--- Start of SUPPLIED RECORDS ---
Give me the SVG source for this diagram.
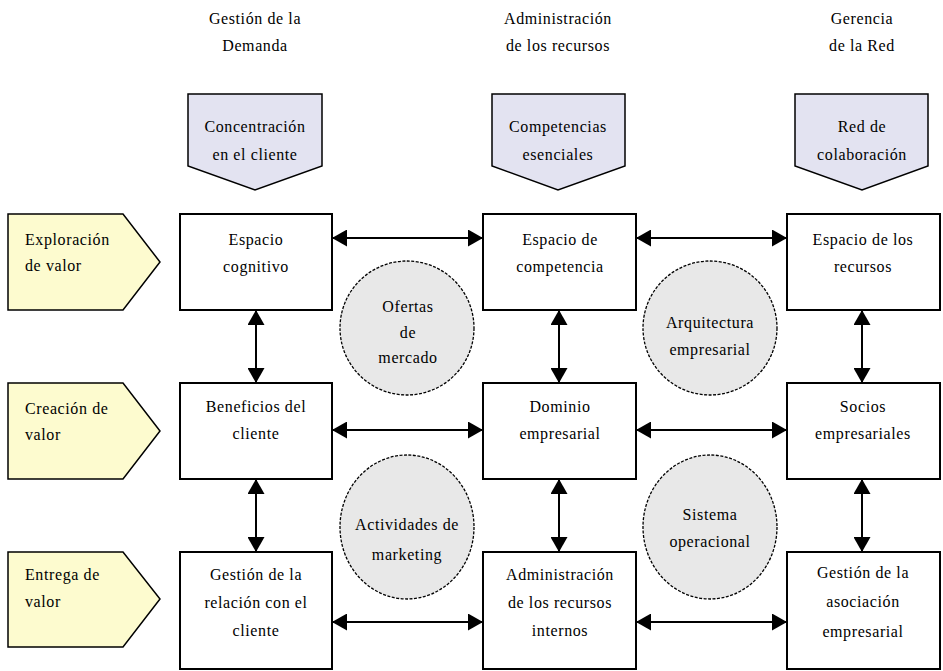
<svg xmlns="http://www.w3.org/2000/svg" width="943" height="671" viewBox="0 0 943 671">
<defs>
<marker id="ah" viewBox="0 0 15 17" markerUnits="userSpaceOnUse" markerWidth="15" markerHeight="17" refX="15" refY="8.5" orient="auto-start-reverse">
<path d="M0,0 L15,8.5 L0,17 z" fill="#000"/>
</marker>
<style>
text{font-family:"Liberation Serif","Times New Roman",serif;font-size:16px;fill:#000;letter-spacing:0.6px}
.c{text-anchor:middle}
.box{fill:#fff;stroke:#000;stroke-width:2}
.lp{fill:#fdfbcf;stroke:#000;stroke-width:1.5}
.tp{fill:#e3e3f1;stroke:#000;stroke-width:1.5}
.circ{fill:#e8e8e8;stroke:#000;stroke-width:1.3;stroke-dasharray:3 1.5}
.con line{stroke:#000;stroke-width:2;marker-start:url(#ah);marker-end:url(#ah)}
</style>
</defs>
<rect width="943" height="671" fill="#fff"/>

<g id="headers">
<text class="c" x="255" y="24">Gestión de la</text>
<text class="c" x="255" y="51">Demanda</text>
<text class="c" x="558" y="24">Administración</text>
<text class="c" x="558" y="51">de los recursos</text>
<text class="c" x="862" y="24">Gerencia</text>
<text class="c" x="862" y="51">de la Red</text>
</g>

<g id="top-concentracion">
<path class="tp" d="M188,94 H322 V166 L255,190 L188,166 Z"/>
<text class="c" x="255" y="132">Concentración</text>
<text class="c" x="255" y="160">en el cliente</text>
</g>
<g id="top-competencias">
<path class="tp" d="M492,94 H625 V166 L558,190 L492,166 Z"/>
<text class="c" x="558" y="132">Competencias</text>
<text class="c" x="558" y="160">esenciales</text>
</g>
<g id="top-red">
<path class="tp" d="M795,94 H928 V166 L862,190 L795,166 Z"/>
<text class="c" x="862" y="132">Red de</text>
<text class="c" x="862" y="160">colaboración</text>
</g>

<g id="left-exploracion">
<path class="lp" d="M8,214 H123 L160,262 L123,310 H8 Z"/>
<text x="25" y="245">Exploración</text>
<text x="25" y="271">de valor</text>
</g>
<g id="left-creacion">
<path class="lp" d="M8,383 H123 L160,431 L123,479 H8 Z"/>
<text x="25" y="414">Creación de</text>
<text x="25" y="440">valor</text>
</g>
<g id="left-entrega">
<path class="lp" d="M8,552 H123 L160,599 L123,647 H8 Z"/>
<text x="25" y="580">Entrega de</text>
<text x="25" y="607">valor</text>
</g>

<g id="espacio-cognitivo">
<rect class="box" x="180" y="214" width="152" height="96"/>
<text class="c" x="256" y="245">Espacio</text>
<text class="c" x="256" y="272">cognitivo</text>
</g>
<g id="espacio-competencia">
<rect class="box" x="483" y="214" width="153" height="96"/>
<text class="c" x="560" y="245">Espacio de</text>
<text class="c" x="560" y="272">competencia</text>
</g>
<g id="espacio-recursos">
<rect class="box" x="787" y="214" width="153" height="96"/>
<text class="c" x="863" y="245">Espacio de los</text>
<text class="c" x="863" y="272">recursos</text>
</g>

<g id="beneficios-cliente">
<rect class="box" x="180" y="383" width="152" height="96"/>
<text class="c" x="256" y="412">Beneficios del</text>
<text class="c" x="256" y="439">cliente</text>
</g>
<g id="dominio-empresarial">
<rect class="box" x="483" y="383" width="153" height="96"/>
<text class="c" x="560" y="412">Dominio</text>
<text class="c" x="560" y="439">empresarial</text>
</g>
<g id="socios-empresariales">
<rect class="box" x="787" y="383" width="153" height="96"/>
<text class="c" x="863" y="412">Socios</text>
<text class="c" x="863" y="439">empresariales</text>
</g>

<g id="gestion-relacion">
<rect class="box" x="180" y="552" width="152" height="117"/>
<text class="c" x="256" y="580">Gestión de la</text>
<text class="c" x="256" y="608">relación con el</text>
<text class="c" x="256" y="636">cliente</text>
</g>
<g id="administracion-recursos">
<rect class="box" x="483" y="552" width="153" height="117"/>
<text class="c" x="560" y="580">Administración</text>
<text class="c" x="560" y="608">de los recursos</text>
<text class="c" x="560" y="636">internos</text>
</g>
<g id="gestion-asociacion">
<rect class="box" x="787" y="552" width="153" height="117"/>
<text class="c" x="863" y="578">Gestión de la</text>
<text class="c" x="863" y="607">asociación</text>
<text class="c" x="863" y="637">empresarial</text>
</g>

<g id="ofertas-mercado">
<ellipse class="circ" cx="407" cy="328" rx="67" ry="67"/>
<text class="c" x="408" y="312">Ofertas</text>
<text class="c" x="408" y="338">de</text>
<text class="c" x="408" y="363">mercado</text>
</g>
<g id="arquitectura-empresarial">
<ellipse class="circ" cx="710" cy="328" rx="67" ry="67"/>
<text class="c" x="710" y="328">Arquitectura</text>
<text class="c" x="710" y="355">empresarial</text>
</g>
<g id="actividades-marketing">
<ellipse class="circ" cx="407" cy="527" rx="67" ry="72"/>
<text class="c" x="407" y="530">Actividades de</text>
<text class="c" x="407" y="560">marketing</text>
</g>
<g id="sistema-operacional">
<ellipse class="circ" cx="710" cy="527" rx="67" ry="72"/>
<text class="c" x="710" y="520">Sistema</text>
<text class="c" x="710" y="547">operacional</text>
</g>

<g id="connectors" class="con">
<line x1="332" y1="238" x2="483" y2="238"/>
<line x1="636" y1="238" x2="787" y2="238"/>
<line x1="332" y1="430" x2="483" y2="430"/>
<line x1="636" y1="430" x2="787" y2="430"/>
<line x1="332" y1="622" x2="483" y2="622"/>
<line x1="636" y1="622" x2="787" y2="622"/>
<line x1="256" y1="310" x2="256" y2="383"/>
<line x1="256" y1="479" x2="256" y2="552"/>
<line x1="559" y1="310" x2="559" y2="383"/>
<line x1="559" y1="479" x2="559" y2="552"/>
<line x1="862" y1="310" x2="862" y2="383"/>
<line x1="862" y1="479" x2="862" y2="552"/>
</g>
</svg>
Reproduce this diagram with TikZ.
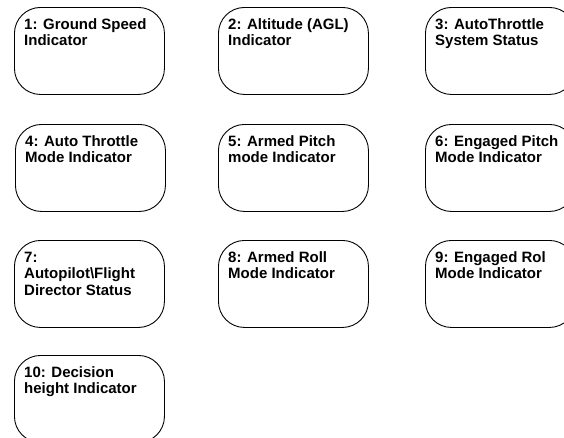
\documentclass[tikz,border=0pt]{standalone}
\usepackage{fontspec}
\setmainfont{Liberation Sans}
\begin{document}
\begin{tikzpicture}[x=1pt,y=1pt,
  box/.style={draw=black, line width=0.9pt, rounded corners=26pt, minimum width=150pt, minimum height=87pt, anchor=north west, inner sep=0pt},
  lbl/.style={anchor=base west, inner sep=0pt, font=\fontsize{15pt}{16.7pt}\selectfont\bfseries}]
\useasboundingbox (0,0) rectangle (564,-437);
\fill[white] (0,0) rectangle (564,-437);
\newcommand\mybox[4]{%
  \node[box] (b#1) at (#2,-#3) {};
  \node[lbl] (t#1) at ([shift={(10,-22)}]b#1.north west) {\parbox[t]{160pt}{\raggedright #4}};
}
\mybox{1}{14}{7}{1: Ground Speed\\Indicator}
\mybox{2}{218}{7}{2: Altitude (AGL)\\Indicator}
\mybox{3}{425}{7}{3: AutoThrottle\\System Status}
\mybox{4}{15}{124}{4: Auto Throttle\\Mode Indicator}
\mybox{5}{218}{124}{5: Armed Pitch\\mode Indicator}
\mybox{6}{425}{124}{6: Engaged Pitch\\Mode Indicator}
\mybox{7}{14}{240}{7:\\Autopilot\textbackslash Flight\\Director Status}
\mybox{8}{218}{240}{8: Armed Roll\\Mode Indicator}
\mybox{9}{425}{240}{9: Engaged Rol\\Mode Indicator}
\mybox{10}{14}{355}{10: Decision\\height Indicator}
\end{tikzpicture}
\end{document}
--- End of SUPPLIED RECORDS ---
**TASK GOAL**
The records above need to be restated word for word, with the pictures left out.

**OUTPUT FOR THIS TASK**
Give me the SVG source for this diagram.
<svg xmlns="http://www.w3.org/2000/svg" width="943" height="671" viewBox="0 0 943 671">
<defs>
<marker id="ah" viewBox="0 0 15 17" markerUnits="userSpaceOnUse" markerWidth="15" markerHeight="17" refX="15" refY="8.5" orient="auto-start-reverse">
<path d="M0,0 L15,8.5 L0,17 z" fill="#000"/>
</marker>
<style>
text{font-family:"Liberation Serif","Times New Roman",serif;font-size:16px;fill:#000;letter-spacing:0.6px}
.c{text-anchor:middle}
.box{fill:#fff;stroke:#000;stroke-width:2}
.lp{fill:#fdfbcf;stroke:#000;stroke-width:1.5}
.tp{fill:#e3e3f1;stroke:#000;stroke-width:1.5}
.circ{fill:#e8e8e8;stroke:#000;stroke-width:1.3;stroke-dasharray:3 1.5}
.con line{stroke:#000;stroke-width:2;marker-start:url(#ah);marker-end:url(#ah)}
</style>
</defs>
<rect width="943" height="671" fill="#fff"/>

<g id="headers">
<text class="c" x="255" y="24">Gestión de la</text>
<text class="c" x="255" y="51">Demanda</text>
<text class="c" x="558" y="24">Administración</text>
<text class="c" x="558" y="51">de los recursos</text>
<text class="c" x="862" y="24">Gerencia</text>
<text class="c" x="862" y="51">de la Red</text>
</g>

<g id="top-concentracion">
<path class="tp" d="M188,94 H322 V166 L255,190 L188,166 Z"/>
<text class="c" x="255" y="132">Concentración</text>
<text class="c" x="255" y="160">en el cliente</text>
</g>
<g id="top-competencias">
<path class="tp" d="M492,94 H625 V166 L558,190 L492,166 Z"/>
<text class="c" x="558" y="132">Competencias</text>
<text class="c" x="558" y="160">esenciales</text>
</g>
<g id="top-red">
<path class="tp" d="M795,94 H928 V166 L862,190 L795,166 Z"/>
<text class="c" x="862" y="132">Red de</text>
<text class="c" x="862" y="160">colaboración</text>
</g>

<g id="left-exploracion">
<path class="lp" d="M8,214 H123 L160,262 L123,310 H8 Z"/>
<text x="25" y="245">Exploración</text>
<text x="25" y="271">de valor</text>
</g>
<g id="left-creacion">
<path class="lp" d="M8,383 H123 L160,431 L123,479 H8 Z"/>
<text x="25" y="414">Creación de</text>
<text x="25" y="440">valor</text>
</g>
<g id="left-entrega">
<path class="lp" d="M8,552 H123 L160,599 L123,647 H8 Z"/>
<text x="25" y="580">Entrega de</text>
<text x="25" y="607">valor</text>
</g>

<g id="espacio-cognitivo">
<rect class="box" x="180" y="214" width="152" height="96"/>
<text class="c" x="256" y="245">Espacio</text>
<text class="c" x="256" y="272">cognitivo</text>
</g>
<g id="espacio-competencia">
<rect class="box" x="483" y="214" width="153" height="96"/>
<text class="c" x="560" y="245">Espacio de</text>
<text class="c" x="560" y="272">competencia</text>
</g>
<g id="espacio-recursos">
<rect class="box" x="787" y="214" width="153" height="96"/>
<text class="c" x="863" y="245">Espacio de los</text>
<text class="c" x="863" y="272">recursos</text>
</g>

<g id="beneficios-cliente">
<rect class="box" x="180" y="383" width="152" height="96"/>
<text class="c" x="256" y="412">Beneficios del</text>
<text class="c" x="256" y="439">cliente</text>
</g>
<g id="dominio-empresarial">
<rect class="box" x="483" y="383" width="153" height="96"/>
<text class="c" x="560" y="412">Dominio</text>
<text class="c" x="560" y="439">empresarial</text>
</g>
<g id="socios-empresariales">
<rect class="box" x="787" y="383" width="153" height="96"/>
<text class="c" x="863" y="412">Socios</text>
<text class="c" x="863" y="439">empresariales</text>
</g>

<g id="gestion-relacion">
<rect class="box" x="180" y="552" width="152" height="117"/>
<text class="c" x="256" y="580">Gestión de la</text>
<text class="c" x="256" y="608">relación con el</text>
<text class="c" x="256" y="636">cliente</text>
</g>
<g id="administracion-recursos">
<rect class="box" x="483" y="552" width="153" height="117"/>
<text class="c" x="560" y="580">Administración</text>
<text class="c" x="560" y="608">de los recursos</text>
<text class="c" x="560" y="636">internos</text>
</g>
<g id="gestion-asociacion">
<rect class="box" x="787" y="552" width="153" height="117"/>
<text class="c" x="863" y="578">Gestión de la</text>
<text class="c" x="863" y="607">asociación</text>
<text class="c" x="863" y="637">empresarial</text>
</g>

<g id="ofertas-mercado">
<ellipse class="circ" cx="407" cy="328" rx="67" ry="67"/>
<text class="c" x="408" y="312">Ofertas</text>
<text class="c" x="408" y="338">de</text>
<text class="c" x="408" y="363">mercado</text>
</g>
<g id="arquitectura-empresarial">
<ellipse class="circ" cx="710" cy="328" rx="67" ry="67"/>
<text class="c" x="710" y="328">Arquitectura</text>
<text class="c" x="710" y="355">empresarial</text>
</g>
<g id="actividades-marketing">
<ellipse class="circ" cx="407" cy="527" rx="67" ry="72"/>
<text class="c" x="407" y="530">Actividades de</text>
<text class="c" x="407" y="560">marketing</text>
</g>
<g id="sistema-operacional">
<ellipse class="circ" cx="710" cy="527" rx="67" ry="72"/>
<text class="c" x="710" y="520">Sistema</text>
<text class="c" x="710" y="547">operacional</text>
</g>

<g id="connectors" class="con">
<line x1="332" y1="238" x2="483" y2="238"/>
<line x1="636" y1="238" x2="787" y2="238"/>
<line x1="332" y1="430" x2="483" y2="430"/>
<line x1="636" y1="430" x2="787" y2="430"/>
<line x1="332" y1="622" x2="483" y2="622"/>
<line x1="636" y1="622" x2="787" y2="622"/>
<line x1="256" y1="310" x2="256" y2="383"/>
<line x1="256" y1="479" x2="256" y2="552"/>
<line x1="559" y1="310" x2="559" y2="383"/>
<line x1="559" y1="479" x2="559" y2="552"/>
<line x1="862" y1="310" x2="862" y2="383"/>
<line x1="862" y1="479" x2="862" y2="552"/>
</g>
</svg>
Reproduce this diagram with TikZ.
\documentclass[tikz,border=0pt]{standalone}
\usepackage{fontspec}
\setmainfont{Liberation Sans}
\begin{document}
\begin{tikzpicture}[x=1pt,y=1pt,
  box/.style={draw=black, line width=0.9pt, rounded corners=26pt, minimum width=150pt, minimum height=87pt, anchor=north west, inner sep=0pt},
  lbl/.style={anchor=base west, inner sep=0pt, font=\fontsize{15pt}{16.7pt}\selectfont\bfseries}]
\useasboundingbox (0,0) rectangle (564,-437);
\fill[white] (0,0) rectangle (564,-437);
\newcommand\mybox[4]{%
  \node[box] (b#1) at (#2,-#3) {};
  \node[lbl] (t#1) at ([shift={(10,-22)}]b#1.north west) {\parbox[t]{160pt}{\raggedright #4}};
}
\mybox{1}{14}{7}{1: Ground Speed\\Indicator}
\mybox{2}{218}{7}{2: Altitude (AGL)\\Indicator}
\mybox{3}{425}{7}{3: AutoThrottle\\System Status}
\mybox{4}{15}{124}{4: Auto Throttle\\Mode Indicator}
\mybox{5}{218}{124}{5: Armed Pitch\\mode Indicator}
\mybox{6}{425}{124}{6: Engaged Pitch\\Mode Indicator}
\mybox{7}{14}{240}{7:\\Autopilot\textbackslash Flight\\Director Status}
\mybox{8}{218}{240}{8: Armed Roll\\Mode Indicator}
\mybox{9}{425}{240}{9: Engaged Rol\\Mode Indicator}
\mybox{10}{14}{355}{10: Decision\\height Indicator}
\end{tikzpicture}
\end{document}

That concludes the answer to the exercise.